CHICAGO -- White-gloved officers line a city block as the strains of bagpipes break the silence of a cold, bright morning. A grieving widow follows a flag-draped coffin into a church.
For the third time in less than nine months, members of the Chicago Police Department mourned a veteran officer shot to death in the line of duty.
The killings -- along with another shooting that left an officer partially paralyzed -- have police brass reassessing procedures, and the rank and file grasping for answers.
"I knew it was going to happen when I got on the job, and then I didn't go to any funerals for the first year and a half. And now three in a row," said Joe Krettek, who joined the force in 1999.
"I'm not getting used to it," he said.
After more than two years without a fatal shooting, two Chicago police officers were killed last summer. Brian Strouse, 33, was shot while investigating a report of gunfire in an alley, allegedly by a 16-year-old gang member. Eric Lee, 37, was killed trying to break up a fight, also in an alley.

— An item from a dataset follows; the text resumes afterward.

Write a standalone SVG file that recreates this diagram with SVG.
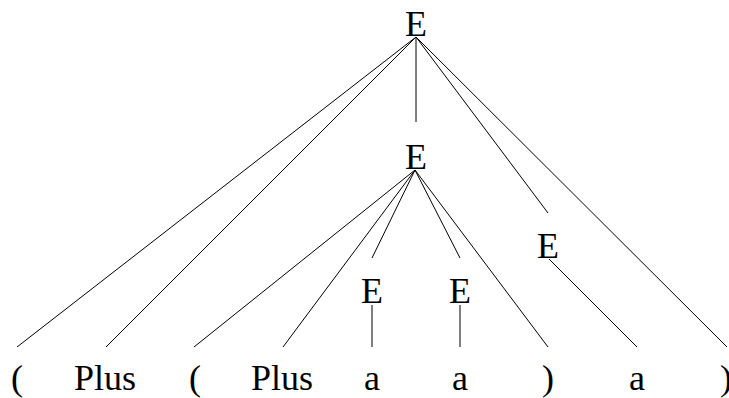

Then last week, 47-year-old Donald Marquez was shot to death while trying to serve an arrest warrant. Police said that after repeated attempts to coax the suspect from his apartment failed, Marquez broke down the door and was met by a barrage of gunfire.
He left behind a wife, four children and a 2-week-old grandchild.
The latest shooting has prompted police to consider whether officers should change the way they serve subpoenas and make arrests in civil cases. Marquez and his partner were trying to arrest a 77-year-old man Monday who had been cited for 29 housing violations and had ignored several subpoenas.
Marquez was in plain clothes and not wearing a bulletproof vest, a violation of police code. He was shot once in the head and twice in the chest.
"The bottom line is whenever a police officer is shot and killed, something went wrong somewhere," said department spokesman Pat Camden.